A codec, which is a shortened form of compressor/decompressor it’s the implementation of a compression/decompression algorithm.some codecs support something called splittable compression and that codecs differ in both the speed with which they can compress and decompress data and the degree to which they can compress it.

Splittable compression is an important concept in a Hadoop context. The way Hadoop works is that files are split if they’re larger than the file’s block size setting, and individual file splits can be processed in parallel by different mappers.

With most codecs, text file splits cannot be decompressed independently of other splits from the same file, so those codecs are said to be non-splittable, so MapReduce processing is limited to a single mapper.

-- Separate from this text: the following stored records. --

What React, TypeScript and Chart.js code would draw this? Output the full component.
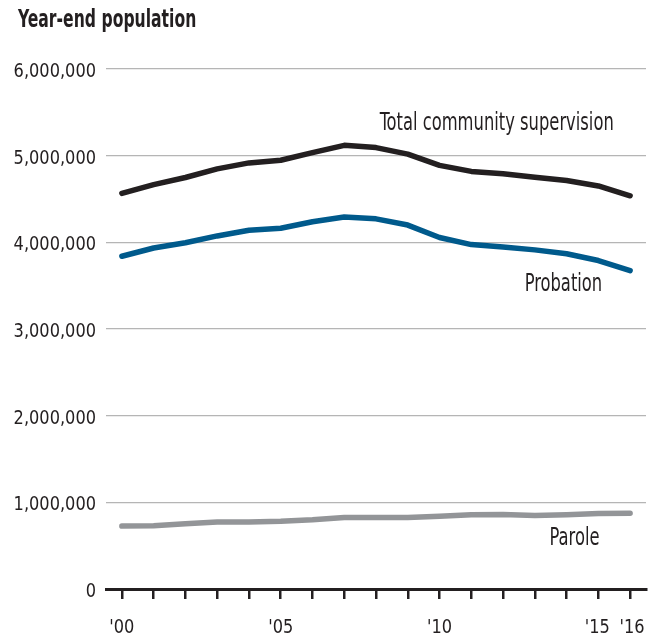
import React, { useEffect, useRef } from "react";
import { Chart, registerables } from "chart.js";

Chart.register(...registerables);

const years = [2000, 2001, 2002, 2003, 2004, 2005, 2006, 2007, 2008, 2009, 2010, 2011, 2012, 2013, 2014, 2015, 2016];
const totalSupervision = [4564900, 4665900, 4748300, 4847500, 4916400, 4946600, 5035000, 5119000, 5093400, 5017900, 4888500, 4818300, 4790700, 4749800, 4713200, 4650900, 4537100];
const probation = [3839500, 3934700, 3995200, 4074000, 4140100, 4162300, 4236800, 4293000, 4271200, 4199200, 4055900, 3973800, 3944900, 3912900, 3868400, 3789800, 3673100];
const parole = [725500, 731100, 753100, 773500, 771900, 780600, 798200, 826100, 826100, 824100, 840800, 855500, 858400, 849500, 857700, 870500, 874800];
const labeledYears = [2000, 2005, 2010, 2015, 2016];
const yTicks = [0, 1000000, 2000000, 3000000, 4000000, 5000000, 6000000];
const seriesNames = ["Total community supervision", "Probation", "Parole"];
const titleText = "Year-end population";

const FONT = "'DejaVu Sans Condensed', 'DejaVu Sans', sans-serif";
const INK = "#231f20";

function drawText(ctx: CanvasRenderingContext2D, text: string, x: number, y: number, font: string, align: CanvasTextAlign, sx: number) {
  ctx.save();
  ctx.font = font;
  ctx.fillStyle = INK;
  ctx.textAlign = align;
  ctx.textBaseline = "alphabetic";
  ctx.translate(x, y);
  ctx.scale(sx, 1);
  ctx.fillText(text, 0, 0);
  ctx.restore();
}

export default function App() {
  const ref = useRef<HTMLCanvasElement | null>(null);
  useEffect(() => {
    if (!ref.current) return;
    const textPlugin = {
      id: "texts",
      afterDraw(chart: any) {
        const { ctx, scales } = chart;
        const xs = scales.x;
        const ys = scales.y;
        drawText(ctx, titleText, 18, 27, `bold 24px ${FONT}`, "left", 0.724);
        yTicks.forEach((v) => {
          drawText(ctx, v.toLocaleString("en-US"), ys.right - 10, ys.getPixelForValue(v) + 8, `20px ${FONT}`, "right", 0.9);
        });
        labeledYears.forEach((yr) => {
          const off = yr === 2015 ? -1 : yr === 2016 ? 2 : 0;
          drawText(ctx, "'" + String(yr).slice(2), xs.getPixelForValue(yr) + off, ys.bottom + 44, `20px ${FONT}`, "center", 0.9);
        });
        const spots = [
          [2011.8, 5300000],
          [2013.9, 3440000],
          [2014.25, 510000],
        ];
        seriesNames.forEach((n, i) => {
          drawText(ctx, n, xs.getPixelForValue(spots[i][0]), ys.getPixelForValue(spots[i][1]), `24px ${FONT}`, "center", 0.757);
        });
      },
    };
    const mk = (label: string, data: number[], color: string) => ({
      label,
      data: years.map((y, i) => ({ x: y, y: data[i] })),
      borderColor: color,
      backgroundColor: color,
      borderWidth: 5.5,
      pointRadius: 0,
      tension: 0,
      borderJoinStyle: "round" as const,
      borderCapStyle: "round" as const,
    });
    const chart = new Chart(ref.current, {
      type: "line",
      data: {
        datasets: [
          mk(seriesNames[0], totalSupervision, "#231f20"),
          mk(seriesNames[1], probation, "#005a8c"),
          mk(seriesNames[2], parole, "#939598"),
        ],
      },
      options: {
        animation: false,
        responsive: false,
        layout: { padding: { top: 69, right: 10, left: 0, bottom: 0 } },
        plugins: { legend: { display: false }, tooltip: { enabled: false } },
        scales: {
          x: {
            type: "linear",
            min: 1999.5,
            max: 2016.5,
            afterBuildTicks: (s: any) => {
              s.ticks = years.map((v) => ({ value: v }));
            },
            afterFit: (s: any) => {
              s.height = 46;
            },
            grid: {
              drawOnChartArea: false,
              drawTicks: true,
              tickLength: 10,
              color: INK,
              lineWidth: 2.5,
            },
            border: { display: true, color: INK, width: 3 },
            ticks: { display: false },
          },
          y: {
            min: 0,
            max: 6000000,
            afterBuildTicks: (s: any) => {
              s.ticks = yTicks.map((v) => ({ value: v }));
            },
            afterFit: (s: any) => {
              s.width = 106;
            },
            grid: {
              drawTicks: false,
              color: (c: any) => (c.tick && c.tick.value === 0 ? "rgba(0,0,0,0)" : "#b5b5b5"),
              lineWidth: 1.2,
            },
            border: { display: false },
            ticks: { display: false },
          },
        },
      },
      plugins: [textPlugin],
    });
    return () => chart.destroy();
  }, []);
  return (
    <div style={{ position: "absolute", left: 0, top: 0, width: 656, height: 635, background: "#fff" }}>
      <canvas ref={ref} width={656} height={635} style={{ width: 656, height: 635, display: "block" }} />
    </div>
  );
}
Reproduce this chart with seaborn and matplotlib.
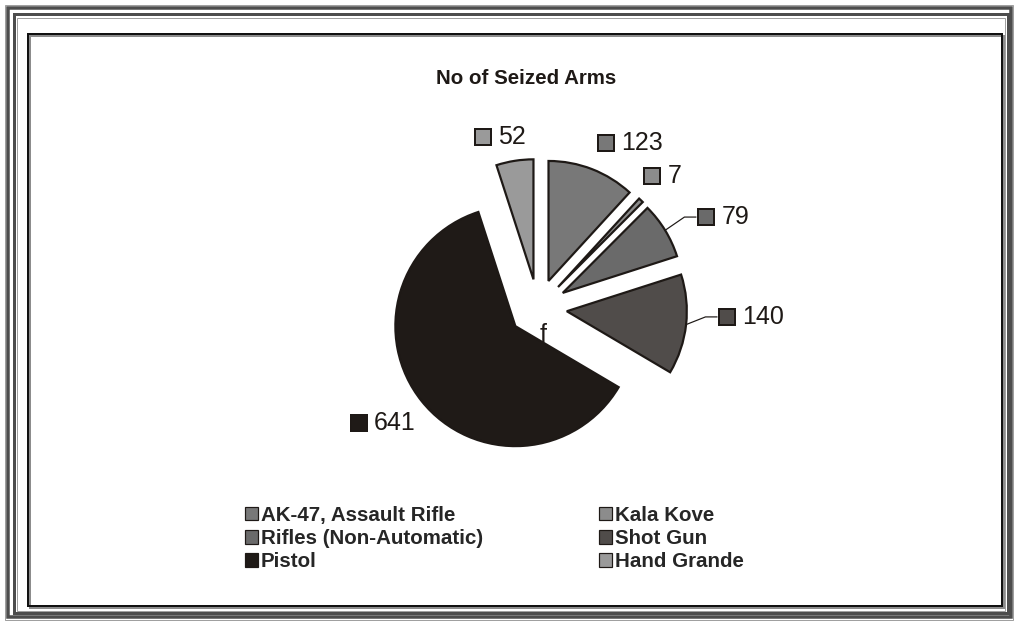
import numpy as np
import matplotlib
matplotlib.use("Agg")
import matplotlib.pyplot as plt
from matplotlib.patches import Rectangle, Patch
from matplotlib.offsetbox import AnnotationBbox, HPacker, TextArea, DrawingArea
import seaborn as sns

# Seized arms by type
categories = ["AK-47, Assault Rifle", "Kala Kove", "Rifles (Non-Automatic)",
              "Shot Gun", "Pistol", "Hand Grande"]
seized = [123, 7, 79, 140, 641, 52]
slice_colors = ["#787878", "#8c8c8c", "#6a6a6a", "#504c4a", "#1f1a17", "#9a9a9a"]
chart_title = "No of Seized Arms"

# label placement around the pie (radius multiples, clockwise turn in degrees)
label_dist = [1.57, 1.51, 1.72, 1.78, 1.61, 1.46]
label_turn = [7.9, -0.4, 5.3, -4.0, 2.1, -3.5]
with_leader = [False, False, True, True, False, False]

sns.set_theme(style="white")
plt.rcParams["font.family"] = ["Liberation Sans", "DejaVu Sans"]

INK = "#1e1916"
W, H, DPI = 1015, 621, 100
PT = 72 / DPI  # points per pixel

fig = plt.figure(figsize=(W / DPI, H / DPI), dpi=DPI)
fig.patch.set_facecolor("white")

# page frame, drawn in pixel units from the top-left corner
bg = fig.add_axes([0, 0, 1, 1])
bg.set_xlim(0, W)
bg.set_ylim(H, 0)
bg.axis("off")


def frame(x0, y0, x1, y1, color, lw_px):
    bg.add_patch(Rectangle((x0, y0), x1 - x0, y1 - y0, fill=False,
                           edgecolor=color, linewidth=lw_px * PT))


frame(5, 4.5, 1013.5, 619.5, "#a0a0a0", 1)
frame(8.5, 8, 1011.5, 616.5, "#4d4d4d", 3.5)
frame(14.5, 14, 1008, 613, "#4d4d4d", 3)
frame(17.5, 17.5, 1005.5, 610.5, "#a0a0a0", 1)
frame(30.5, 35.5, 1004, 608, "#8c8c8c", 2)
frame(28.5, 33.5, 1002, 606, "#111111", 2)

bg.text(526.5, 78, chart_title, ha="center", va="center", fontsize=14.8,
        fontweight="bold", color=INK)
bg.text(543, 335, "f", ha="center", va="center", fontsize=18, color=INK)

# pie axes: 1 data unit = R pixels
cx, cy, R = 538, 308, 120
half = 2.0
side = 2 * half * R
pie_ax = fig.add_axes([(cx - side / 2) / W, (H - cy - side / 2) / H, side / W, side / H])
explode = [29 / R] * len(seized)
wedges, _ = pie_ax.pie(seized, colors=slice_colors, explode=explode, startangle=90,
                       counterclock=False, radius=1,
                       wedgeprops=dict(edgecolor=INK, linewidth=2.2 * PT))
pie_ax.set_xlim(-half, half)
pie_ax.set_ylim(-half, half)
pie_ax.axis("off")

vals = np.asarray(seized, dtype=float)
frac = vals / vals.sum()
mid = (np.cumsum(frac) - frac / 2) * 360.0  # clockwise from 12 o'clock

boxes = []
for i, v in enumerate(seized):
    a = np.deg2rad(mid[i] + label_turn[i])
    x, y = label_dist[i] * np.sin(a), label_dist[i] * np.cos(a)
    key = DrawingArea(18 * PT, 18 * PT, 0, 0)
    key.add_artist(Rectangle((1 * PT, 1 * PT), 16 * PT, 16 * PT,
                             facecolor=slice_colors[i], edgecolor=INK,
                             linewidth=2 * PT))
    txt = TextArea(str(v), textprops=dict(fontsize=18, color=INK))
    pack = HPacker(children=[key, txt], align="center", pad=0, sep=6 * PT)
    ab = AnnotationBbox(pack, (x, y), xycoords="data", frameon=False,
                        box_alignment=(0.5, 0.5), pad=0)
    pie_ax.add_artist(ab)
    boxes.append(pack)

fig.canvas.draw()
renderer = fig.canvas.get_renderer()
inv = pie_ax.transData.inverted()
for i, pack in enumerate(boxes):
    if not with_leader[i]:
        continue
    bb = pack.get_window_extent(renderer)
    yc = (bb.y0 + bb.y1) / 2
    end = inv.transform((bb.x0 - 1, yc))
    elbow = inv.transform((bb.x0 - 13, yc))
    a = np.deg2rad(mid[i])
    ux, uy = np.sin(a), np.cos(a)
    tip = np.array([explode[i] * ux, explode[i] * uy])
    arc = tip + np.array([ux, uy])
    pie_ax.plot([arc[0], elbow[0], end[0]], [arc[1], elbow[1], end[1]],
                color=INK, linewidth=1.2 * PT, solid_capstyle="butt")

# legend reads row by row: two columns
order = [0, 2, 4, 1, 3, 5]
handles = [Patch(facecolor=slice_colors[i], edgecolor=INK, linewidth=1.2 * PT)
           for i in order]
labels = [categories[i] for i in order]
fig.legend(handles, labels, loc="upper left", bbox_to_anchor=(245 / W, 1 - 506 / H),
           ncol=2, frameon=False, borderpad=0, borderaxespad=0,
           handlelength=0.62, handleheight=0.62, handletextpad=0.15,
           columnspacing=5.65, labelspacing=0.2,
           prop=dict(weight="bold", size=14.8))

fig.savefig("out.png", dpi=DPI, facecolor="white")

some common codecs that are supported by the Hadoop framework. Be sure to choose the codec that most closely matches the demands of your particular use case (for example, with workloads where the speed of processing is important, chose a codec with high decompression speeds):

Gzip: A compression utility that was adopted by the GNU project, Gzip (short for GNU zip) generates compressed files that have a .gz extension. You can use the gunzip command to decompress files that were created by a number of compression utilities, including Gzip.

Bzip2: From a usability standpoint, Bzip2 and Gzip are similar. Bzip2 generates a better compression ratio than does Gzip, but it’s much slower. In fact, Of all the available compression codecs in Hadoop, Bzip2 is by far the slowest.

If you’re setting up an archive that you’ll rarely need to query and space is at a high premium, then maybe would Bzip2 be worth considering.

Snappy: The Snappy codec from Google provides modest compression ratios, but fast compression and decompression speeds. (In fact, it has the fastest decompression speeds, which makes it highly desirable for data sets that are likely to be queried often.)

The Snappy codec is integrated into Hadoop Common, a set of common utilities that supports other Hadoop subprojects. You can use Snappy as an add-on for more recent versions of Hadoop that do not yet provide Snappy codec support.

LZO: Similar to Snappy, LZO (short for Lempel-Ziv-Oberhumer, the trio of computer scientists who came up with the algorithm) provides modest compression ratios, but fast compression and decompression speeds. LZO is licensed under the GNU Public License (GPL).

LZO supports splittable compression, which enables the parallel processing of compressed text file splits by your MapReduce jobs. LZO needs to create an index when it compresses a file, because with variable-length compression blocks, an index is required to tell the mapper where it can safely split the compressed file. LZO is only really desirable if you need to compress text files.

Hadoop Codecs

Codec File Extension Splittable? Degree of Compression Compression Speed
Gzip .gz No Medium Medium
Bzip2 .bz2 Yes High Slow
Snappy .snappy No Medium Fast
LZO .lzo No, unless indexed Medium Fast